Can I combine different first-time buyer schemes?

Generally, you cannot combine the main schemes if they serve the same purpose. For instance, you cannot use funds from a Lifetime ISA towards a deposit on a property purchased through the Shared Ownership scheme if you are using the LISA government bonus. However, you can always benefit from ancillary reliefs, such as combining a 95% mortgage with the Stamp Duty relief.

What is the biggest challenge first-time buyers face today?

The biggest challenge for first-time buyers remains accumulating the initial deposit, especially in areas where property price growth outpaces wage growth. While affordability (the mortgage size relative to income) is restrictive, having enough saved to cover the deposit and associated moving costs (legal fees, surveys, etc.) is the most common hurdle, which is why schemes like LISA are so valuable.

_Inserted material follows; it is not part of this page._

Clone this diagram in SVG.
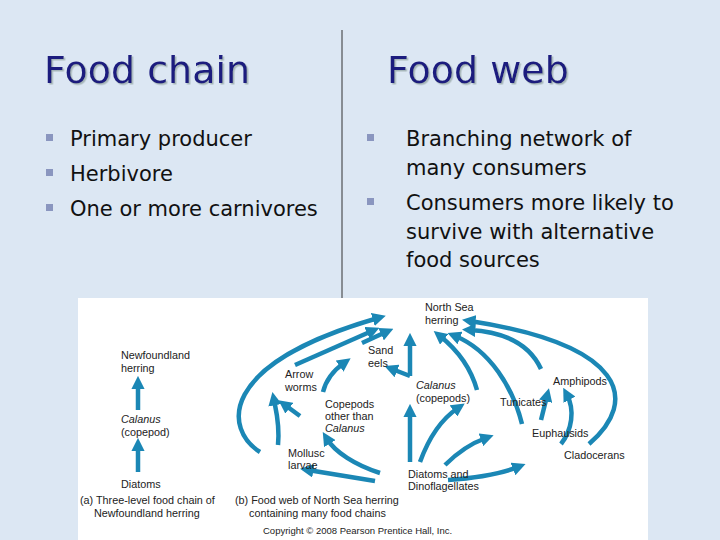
<svg xmlns="http://www.w3.org/2000/svg" width="720" height="540" viewBox="0 0 720 540">
<defs>
<marker id="ah" markerWidth="3" markerHeight="3" refX="1.2" refY="1.5" orient="auto" markerUnits="strokeWidth"><path d="M0,0 L3,1.5 L0,3 z" fill="#1b87b5"/></marker>
<filter id="sh"><feDropShadow dx="1.5" dy="1.5" stdDeviation="0.5" flood-color="#9aa" flood-opacity="0.8"/></filter>
</defs>
<style>
.t{font-family:"Liberation Sans",Arial,sans-serif;font-size:10.8px;fill:#222}
.i{font-style:italic}
.h{font-family:"DejaVu Sans",Verdana,sans-serif;font-size:38px;fill:#1a1a7e;filter:url(#sh)}
.b{font-family:"DejaVu Sans",Verdana,sans-serif;font-size:21px;fill:#111}
.bl{fill:#8a96bf}
.a{fill:none;stroke:#1b87b5;stroke-width:4.5;marker-end:url(#ah)}
</style>
<rect width="720" height="540" fill="#dce7f3"/>
<line x1="342" y1="30" x2="342" y2="300" stroke="#333" stroke-width="1"/>
<g id="left-title"><text class="h" x="44" y="83">Food chain</text></g>
<g id="right-title"><text class="h" x="387" y="83">Food web</text></g>
<g id="left-bullets">
<rect class="bl" x="46" y="134" width="7" height="7"/><text class="b" x="70" y="146">Primary producer</text>
<rect class="bl" x="46" y="169" width="7" height="7"/><text class="b" x="70" y="181">Herbivore</text>
<rect class="bl" x="46" y="204" width="7" height="7"/><text class="b" x="70" y="216">One or more carnivores</text>
</g>
<g id="right-bullets">
<rect class="bl" x="367" y="134" width="7" height="7"/><text class="b" x="406" y="146">Branching network of</text><text class="b" x="406" y="175">many consumers</text>
<rect class="bl" x="367" y="198" width="7" height="7"/><text class="b" x="406" y="210">Consumers more likely to</text><text class="b" x="406" y="239">survive with alternative</text><text class="b" x="406" y="267">food sources</text>
</g>
<rect x="78" y="298" width="570" height="242" fill="#fff"/>
<g id="connectors">
<path class="a" d="M138,410 L138,384"/>
<path class="a" d="M138,472 L138,446"/>
<path class="a" d="M260,452 C225,430 215,365 378,318"/>
<path class="a" d="M278,445 C280,425 276,410 274,400"/>
<path class="a" d="M300,416 L285,405"/>
<path class="a" d="M323,392 C326,380 334,370 344,363"/>
<path class="a" d="M295,365 L372,331"/>
<path class="a" d="M362,343 L386,332"/>
<path class="a" d="M410,376 L392,369"/>
<path class="a" d="M410,376 L410,341"/>
<path class="a" d="M410,462 L410,412"/>
<path class="a" d="M375,481 L308,470"/>
<path class="a" d="M380,473 C355,465 335,452 327,439"/>
<path class="a" d="M420,462 C428,440 440,420 458,408"/>
<path class="a" d="M445,465 C458,452 472,443 486,438"/>
<path class="a" d="M448,480 C475,478 500,474 518,467"/>
<path class="a" d="M477,390 C470,365 455,348 440,336"/>
<path class="a" d="M522,424 C513,388 490,350 455,336"/>
<path class="a" d="M541,420 L547,396"/>
<path class="a" d="M561,444 C572,430 575,410 567,395"/>
<path class="a" d="M541,369 C530,345 505,332 470,330"/>
<path class="a" d="M589,444 C640,400 625,345 470,321"/>
</g>
<g id="n-newfoundland"><text class="t" x="121" y="359">Newfoundland</text><text class="t" x="121" y="372">herring</text></g>
<g id="n-calanus-a"><text class="t i" x="121" y="423">Calanus</text><text class="t" x="121" y="436">(copepod)</text></g>
<g id="n-diatoms-a"><text class="t" x="121" y="488">Diatoms</text></g>
<g id="cap-a"><text class="t" x="80" y="504">(a) Three-level food chain of</text><text class="t" x="94" y="517">Newfoundland herring</text></g>
<g id="n-herring"><text class="t" x="425" y="311">North Sea</text><text class="t" x="425" y="324">herring</text></g>
<g id="n-sandeels"><text class="t" x="368" y="354">Sand</text><text class="t" x="368" y="367">eels</text></g>
<g id="n-arrowworms"><text class="t" x="285" y="378">Arrow</text><text class="t" x="285" y="391">worms</text></g>
<g id="n-calanus-b"><text class="t i" x="416" y="389">Calanus</text><text class="t" x="416" y="402">(copepods)</text></g>
<g id="n-copepods"><text class="t" x="325" y="408">Copepods</text><text class="t" x="325" y="420">other than</text><text class="t i" x="325" y="432">Calanus</text></g>
<g id="n-tunicates"><text class="t" x="500" y="406">Tunicates</text></g>
<g id="n-amphipods"><text class="t" x="553" y="385">Amphipods</text></g>
<g id="n-euphausids"><text class="t" x="532" y="437">Euphausids</text></g>
<g id="n-cladocerans"><text class="t" x="564" y="459">Cladocerans</text></g>
<g id="n-mollusc"><text class="t" x="288" y="457">Mollusc</text><text class="t" x="288" y="469">larvae</text></g>
<g id="n-diatoms-b"><text class="t" x="408" y="478">Diatoms and</text><text class="t" x="408" y="490">Dinoflagellates</text></g>
<g id="cap-b"><text class="t" x="235" y="504">(b) Food web of North Sea herring</text><text class="t" x="249" y="517">containing many food chains</text></g>
<g id="copyright"><text class="t" x="263" y="534" style="font-size:9.5px">Copyright © 2008 Pearson Prentice Hall, Inc.</text></g>
</svg>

Is the Help to Buy equity loan scheme still available?

The Help to Buy Equity Loan scheme, which was a very popular option, closed to new applications in England in October 2022. While similar, devolved schemes may exist in Scotland and Wales, the main UK-wide government equity loan scheme is now closed, focusing FTBs instead towards Shared Ownership and the Mortgage Guarantee Scheme.

How can I increase my chances of mortgage approval as a first-time buyer?

To maximise your chances, focus on clearing existing high-interest debt, ensuring you are registered on the electoral roll, checking your credit report for errors, and demonstrating consistent, responsible saving behaviour over a period of at least six months prior to application.

Are there regional schemes specifically for first-time buyers?

Yes. While most financial schemes are UK-wide, specific regional initiatives or local authority schemes occasionally arise, particularly relating to affordable housing, self-build support, or specific new-build developments. Buyers should investigate schemes offered by the devolved nations (Scotland, Wales, Northern Ireland) if applicable, as they often manage their housing support differently from England.

Choosing the Right Path to Homeownership

Determining which of the available schemes for first-time buyers in the UK is right for you depends entirely on your current savings, income level, and the type of property you intend to buy. If your primary obstacle is saving enough, the LISA provides guaranteed financial help. If your obstacle is the high overall cost of a property in your desired location, Shared Ownership could offer a more accessible entry point.

By thoroughly researching your options, maximising government benefits like the LISA bonus and SDLT relief, and seeking professional mortgage advice, you can create a realistic and effective strategy to secure your first home.